For all of these reasons, I respectfully dissent.
. Matanuska Maid, Inc. v. State, 620 P.2d 182, 185 (Alaska 1980) (citations and internal quotation marks omitted).
. By the time supplemental briefs were filed in the present case, Baker-Withrow was without counsel and representing herself.
. See O.K. Lumber Co., Inc. v. Providence Washington Ins. Co., 759 P.2d 523, 526-27 (Alaska 1988).
. See AS 21.36.125(b) ("'The provisions of this section do not create or imply a private cause of action for a violation of this section."); O.K. Lumber, 759 P.2d at 527.
. Op. at 986 & n. 10.
. Id.
. Op. at 985 (quoting State, Dep't of Fish & Game, Sport Fish Div. v. Meyer, 906 P.2d 1365, 1370 (Alaska 1995) (quoting Franklin v. Massachusetts, 505 U.S. 788, 797, 112 S.Ct. 2767, 120 L.Ed.2d 636 (1992))).
. 505 U.S. 788, 797, 112 S.Ct. 2767, 120 L.Ed.2d 636 (1992).
. Id. at 796-97, 112 S.Ct. 2767 (quoting Abbott Laboratories v. Gardner, 387 U.S. 136, 152, 87 S.Ct. 1507, 18 L.Ed.2d 681 (1967)) (second alteration in original).
. Geyen v. Marsh, 775 F.2d 1303, 1309 n. 6 (5th Cir.1985) (citation omitted).
. Brian v. State By & Through Oregon Gov't Ethics Comm'n, 126 Or.App. 358, 868 P.2d 1359, 1362-63 (1994).
. Op. at 985.
. Op. at 985 (quoting AS 21.36.125(a)(6)).
. Cf.

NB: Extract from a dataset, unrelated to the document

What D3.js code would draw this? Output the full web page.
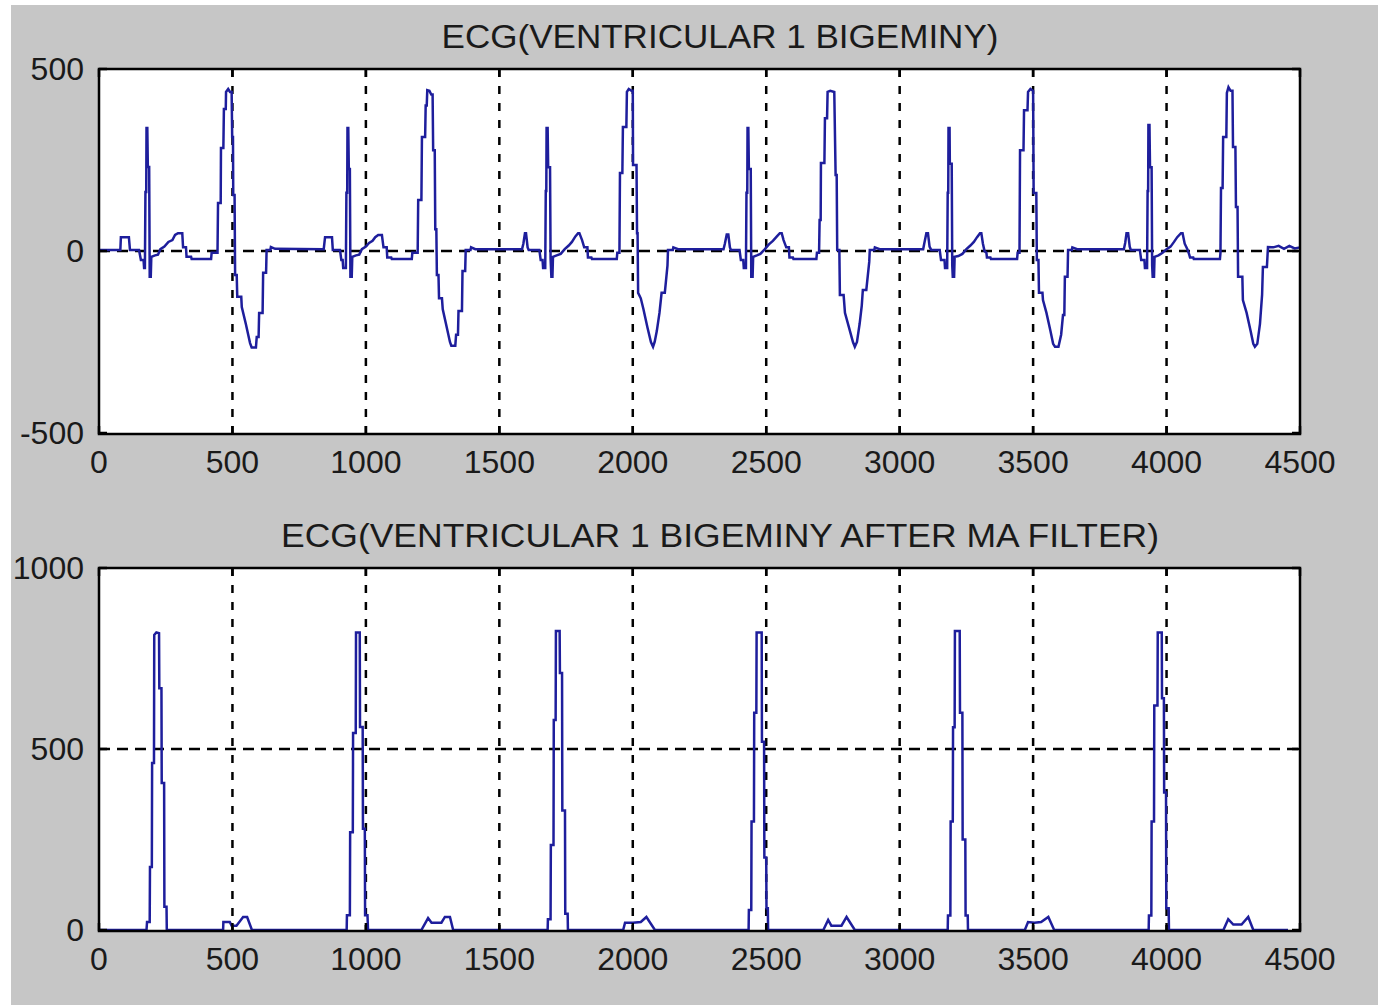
<!DOCTYPE html>
<html>
<head>
<meta charset="utf-8">
<script src="https://cdn.jsdelivr.net/npm/d3@7"></script>
<style>
  html, body { margin: 0; padding: 0; background: #ffffff; }
  svg { display: block; }
  text { font-family: "Liberation Sans", Arial, sans-serif; fill: #1a1a1a; }
</style>
</head>
<body>
<svg id="chart" width="1378" height="1005"></svg>
<script>
// ---------------- data ----------------
const titleTop = "ECG(VENTRICULAR 1 BIGEMINY)";
const titleBottom = "ECG(VENTRICULAR 1 BIGEMINY AFTER MA FILTER)";
const xTicks = [0, 500, 1000, 1500, 2000, 2500, 3000, 3500, 4000, 4500];
const xTickLabels = ["0", "500", "1000", "1500", "2000", "2500", "3000", "3500", "4000", "4500"];
const topYTicks = [-500, 0, 500];
const topYTickLabels = ["-500", "0", "500"];
const bottomYTicks = [0, 500, 1000];
const bottomYTickLabels = ["0", "500", "1000"];

// ECG signal, one array per bigeminy cycle (normal beat + ventricular beat), [sample, value]
const ecgCycle1 = [[0,3],[80,3],[82,38],[112,38],[116,3],[150,3],[157,-25],[167,-25],[169,-47],[172,-47],[174,162],[177,162],[178,338],[181,338],[183,231],[188,231],[190,-71],[194,-71],[196,-16],[210,-12],[221,-10],[230,5],[245,12],[260,25],[275,30],[285,44],[296,49],[312,49],[315,10],[326,10],[328,-16],[345,-16],[347,-22],[420,-22],[422,-5],[444,-5],[446,132],[456,132],[457,283],[466,283],[468,390],[475,390],[476,437],[484,445],[491,437],[497,437],[499,313],[502,313],[503,154],[508,154],[510,-66],[516,-66],[518,-126],[533,-126],[535,-154],[550,-200],[566,-253],[572,-265],[588,-265],[591,-236],[598,-236],[600,-170],[613,-170],[615,-60],[626,-60],[628,3],[642,3],[644,11],[660,6]];
const ecgCycle2 = [[840,5],[842,5],[847,38],[873,38],[876,3],[903,3],[908,-25],[913,-25],[915,-47],[925,-47],[927,160],[930,160],[931,338],[934,338],[936,225],[940,225],[942,-71],[947,-71],[949,-16],[963,-12],[975,-10],[985,5],[1000,12],[1012,22],[1025,28],[1035,38],[1046,44],[1060,44],[1066,10],[1078,10],[1080,-18],[1095,-18],[1097,-22],[1172,-22],[1174,-5],[1194,-5],[1196,140],[1208,140],[1210,313],[1222,313],[1224,400],[1228,400],[1230,442],[1238,440],[1245,430],[1250,430],[1252,277],[1258,277],[1260,60],[1264,60],[1266,-66],[1272,-66],[1274,-130],[1285,-130],[1288,-160],[1300,-200],[1315,-250],[1320,-260],[1335,-260],[1338,-230],[1345,-230],[1347,-165],[1360,-165],[1362,-55],[1372,-55],[1374,3],[1392,3],[1394,10],[1410,5]];
const ecgCycle3 = [[1585,5],[1590,20],[1596,49],[1600,49],[1606,10],[1610,3],[1650,3],[1655,-25],[1662,-25],[1664,-47],[1672,-47],[1674,165],[1676,165],[1677,338],[1681,338],[1683,230],[1690,230],[1692,-20],[1695,-71],[1699,-71],[1701,-16],[1715,-12],[1730,-8],[1745,5],[1760,15],[1772,25],[1785,40],[1795,49],[1800,49],[1810,30],[1818,10],[1830,10],[1832,-18],[1845,-18],[1847,-22],[1940,-22],[1942,-5],[1950,-5],[1952,214],[1961,214],[1963,341],[1976,341],[1978,437],[1985,445],[1995,440],[2000,440],[2001,236],[2014,236],[2016,49],[2018,49],[2020,-115],[2030,-130],[2040,-160],[2055,-210],[2068,-250],[2076,-263],[2082,-250],[2090,-220],[2100,-170],[2108,-115],[2120,-115],[2130,-40],[2132,3],[2150,3],[2152,10],[2170,5]];
const ecgCycle4 = [[2340,5],[2345,20],[2352,45],[2358,45],[2364,10],[2368,3],[2400,3],[2405,-25],[2414,-25],[2416,-47],[2424,-47],[2426,160],[2429,160],[2430,338],[2433,338],[2435,225],[2442,225],[2444,-71],[2449,-71],[2451,-16],[2465,-12],[2478,-8],[2495,5],[2510,18],[2525,28],[2540,40],[2551,49],[2558,49],[2565,30],[2575,10],[2585,10],[2587,-18],[2600,-18],[2602,-22],[2688,-22],[2690,-5],[2698,-5],[2700,85],[2704,85],[2705,242],[2718,242],[2720,365],[2728,365],[2730,437],[2740,440],[2755,437],[2760,209],[2764,209],[2766,3],[2774,3],[2776,-121],[2790,-121],[2795,-170],[2810,-210],[2825,-250],[2832,-263],[2840,-250],[2850,-200],[2858,-150],[2862,-107],[2875,-107],[2886,-30],[2888,3],[2905,3],[2907,10],[2925,5]];
const ecgCycle5 = [[3088,5],[3092,20],[3100,49],[3106,49],[3112,12],[3118,3],[3150,3],[3155,-25],[3168,-25],[3170,-47],[3178,-47],[3180,160],[3182,160],[3183,338],[3187,338],[3188,240],[3195,240],[3197,-40],[3199,-71],[3204,-71],[3206,-16],[3220,-14],[3235,-8],[3250,5],[3265,15],[3278,25],[3290,38],[3301,49],[3306,49],[3312,20],[3318,0],[3325,-5],[3327,-18],[3340,-18],[3342,-22],[3440,-22],[3442,-5],[3449,-5],[3451,277],[3464,277],[3466,387],[3479,387],[3481,437],[3490,445],[3500,440],[3502,159],[3512,159],[3514,-25],[3520,-25],[3522,-115],[3535,-115],[3537,-135],[3550,-170],[3565,-220],[3575,-255],[3582,-263],[3595,-263],[3605,-230],[3612,-176],[3617,-176],[3619,-71],[3629,-71],[3631,3],[3645,3],[3647,10],[3665,5]];
const ecgCycle6 = [[3840,5],[3845,22],[3850,49],[3856,49],[3862,12],[3866,3],[3900,3],[3905,-25],[3917,-25],[3919,-47],[3927,-47],[3929,165],[3931,165],[3932,346],[3936,346],[3938,230],[3944,230],[3946,-40],[3948,-71],[3953,-71],[3955,-16],[3970,-12],[3985,-5],[4000,5],[4015,12],[4028,25],[4040,38],[4054,49],[4060,49],[4068,20],[4078,5],[4085,-10],[4088,-18],[4100,-18],[4102,-22],[4200,-22],[4202,-5],[4204,173],[4210,173],[4212,313],[4224,313],[4226,434],[4232,450],[4240,440],[4247,440],[4249,286],[4258,286],[4260,121],[4266,121],[4268,-71],[4284,-71],[4286,-135],[4300,-170],[4315,-220],[4325,-255],[4331,-263],[4340,-255],[4350,-200],[4358,-120],[4361,-44],[4376,-44],[4380,11],[4400,10],[4420,14],[4440,6],[4460,14],[4480,7],[4500,10]];

// Moving-average filter output, one array per cycle (QRS peak + small bump), [sample, value]
const maCycle1 = [[0,0],[178,0],[180,22],[190,22],[191,174],[198,174],[199,461],[206,461],[207,815],[215,822],[225,820],[226,668],[234,668],[235,406],[244,406],[245,64],[253,64],[254,0],[465,0],[466,22],[490,22],[497,12],[515,12],[540,36],[555,36],[573,0]];
const maCycle2 = [[928,0],[929,41],[940,41],[941,270],[951,270],[952,544],[962,544],[963,822],[977,822],[978,561],[988,561],[989,280],[996,280],[997,41],[1006,41],[1008,0],[1208,0],[1233,33],[1246,20],[1283,20],[1296,36],[1315,36],[1327,0]];
const maCycle3 = [[1681,0],[1682,30],[1692,30],[1693,235],[1703,235],[1704,580],[1711,580],[1712,826],[1726,826],[1727,710],[1735,710],[1736,330],[1746,330],[1747,45],[1756,45],[1757,0],[1964,0],[1971,20],[2001,20],[2030,22],[2051,36],[2083,0]];
const maCycle4 = [[2434,0],[2435,55],[2444,55],[2445,300],[2454,300],[2455,600],[2463,600],[2464,822],[2483,822],[2484,520],[2492,520],[2493,200],[2500,200],[2501,60],[2506,60],[2507,0],[2714,0],[2732,28],[2744,12],[2782,12],[2801,36],[2832,0]];
const maCycle5 = [[3180,0],[3181,40],[3190,40],[3191,300],[3199,300],[3200,560],[3206,560],[3207,826],[3225,826],[3226,600],[3235,600],[3236,250],[3246,250],[3247,40],[3255,40],[3256,0],[3469,0],[3481,22],[3505,20],[3530,22],[3557,36],[3579,0]];
const maCycle6 = [[3933,0],[3934,40],[3943,40],[3944,300],[3953,300],[3954,620],[3966,620],[3967,822],[3982,822],[3983,640],[3990,640],[3991,380],[3998,380],[3999,60],[4008,60],[4009,0],[4213,0],[4231,30],[4250,15],[4281,15],[4306,36],[4325,0],[4455,0]];

// ---------------- drawing ----------------
const ecgSeries = [].concat(ecgCycle1, ecgCycle2, ecgCycle3, ecgCycle4, ecgCycle5, ecgCycle6);
const maSeries = [].concat(maCycle1, maCycle2, maCycle3, maCycle4, maCycle5, maCycle6);

const svg = d3.select("#chart");
svg.append("rect").attr("x", 11).attr("y", 5).attr("width", 1367).attr("height", 1000).attr("fill", "#c6c6c6");

const lineColor = "#1e1e9c";

function panel(cfg) {
  const g = svg.append("g");
  const x = d3.scaleLinear().domain([0, 4500]).range([cfg.left, cfg.right]);
  const y = d3.scaleLinear().domain(cfg.yDomain).range([cfg.bottom, cfg.top]);

  g.append("rect")
    .attr("x", cfg.left).attr("y", cfg.top)
    .attr("width", cfg.right - cfg.left).attr("height", cfg.bottom - cfg.top)
    .attr("fill", "#ffffff");

  // vertical grid
  g.selectAll(".vgrid").data(xTicks.filter(d => d > 0 && d < 4500)).enter()
    .append("line")
    .attr("x1", d => x(d)).attr("x2", d => x(d))
    .attr("y1", cfg.top).attr("y2", cfg.bottom)
    .attr("stroke", "#000").attr("stroke-width", 2.5)
    .attr("stroke-dasharray", "8,9");
  // horizontal grid
  g.selectAll(".hgrid").data(cfg.yTicks.filter(d => d > cfg.yDomain[0] && d < cfg.yDomain[1])).enter()
    .append("line")
    .attr("x1", cfg.left).attr("x2", cfg.right)
    .attr("y1", d => y(d)).attr("y2", d => y(d))
    .attr("stroke", "#000").attr("stroke-width", 2.5)
    .attr("stroke-dasharray", "11,7");

  // data line
  const line = d3.line().x(d => x(d[0])).y(d => y(d[1]));
  g.append("path").datum(cfg.data)
    .attr("d", line)
    .attr("fill", "none")
    .attr("stroke", lineColor)
    .attr("stroke-width", 2.5)
    .attr("stroke-linejoin", "miter");

  // box
  g.append("rect")
    .attr("x", cfg.left).attr("y", cfg.top)
    .attr("width", cfg.right - cfg.left).attr("height", cfg.bottom - cfg.top + 1)
    .attr("fill", "none").attr("stroke", "#000").attr("stroke-width", 2.5);

  // inward tick marks
  xTicks.forEach(t => {
    g.append("line").attr("x1", x(t)).attr("x2", x(t)).attr("y1", cfg.bottom + 1).attr("y2", cfg.bottom - 7).attr("stroke", "#000").attr("stroke-width", 2.5);
    g.append("line").attr("x1", x(t)).attr("x2", x(t)).attr("y1", cfg.top).attr("y2", cfg.top + 8).attr("stroke", "#000").attr("stroke-width", 2.5);
  });
  cfg.yTicks.forEach(t => {
    g.append("line").attr("x1", cfg.left).attr("x2", cfg.left + 8).attr("y1", y(t)).attr("y2", y(t)).attr("stroke", "#000").attr("stroke-width", 2.5);
    g.append("line").attr("x1", cfg.right - 8).attr("x2", cfg.right).attr("y1", y(t)).attr("y2", y(t)).attr("stroke", "#000").attr("stroke-width", 2.5);
  });

  // x tick labels
  g.selectAll(".xl").data(xTicks).enter().append("text")
    .attr("x", d => x(d)).attr("y", cfg.bottom + 40)
    .attr("text-anchor", "middle")
    .attr("font-size", 32)
    .text((d, i) => xTickLabels[i]);
  // y tick labels
  g.selectAll(".yl").data(cfg.yTicks).enter().append("text")
    .attr("x", cfg.left - 15).attr("y", d => y(d) + 11)
    .attr("text-anchor", "end")
    .attr("font-size", 32)
    .text((d, i) => cfg.yTickLabels[i]);

  // title
  g.append("text")
    .attr("x", 720).attr("y", cfg.titleY)
    .attr("text-anchor", "middle")
    .attr("font-size", 34)
    .attr("textLength", cfg.titleLen)
    .attr("lengthAdjust", "spacingAndGlyphs")
    .text(cfg.title);
}

panel({ left: 99, right: 1300, top: 69, bottom: 433, yDomain: [-500, 500],
        yTicks: topYTicks, yTickLabels: topYTickLabels, data: ecgSeries,
        title: titleTop, titleY: 48, titleLen: 557 });
panel({ left: 99, right: 1300, top: 568, bottom: 930, yDomain: [0, 1000],
        yTicks: bottomYTicks, yTickLabels: bottomYTickLabels, data: maSeries,
        title: titleBottom, titleY: 547, titleLen: 878 });
</script>
</body>
</html>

International Waste Controls, Inc. v. SEC, 362 F.Supp. 117, 119 (S.D.N.Y.1973) (holding that an order initiating an investigation is "not reviewable until a final order is entered as a result of the investigation") (citation omitted).
. O.K. Lumber, 759 P.2d at 527.
. Wright v. Action Vending Co., Inc., 544 P.2d 82, 84-85 (Alaska 1975) (quoting Smither & Co. v. Coles, 242 F.2d 220, 222 (D.C.Cir.1957)).
. Id.; AS 21.36.125(6) (requiring good faith attempt to "settle[] claims in which liability is reasonably clear").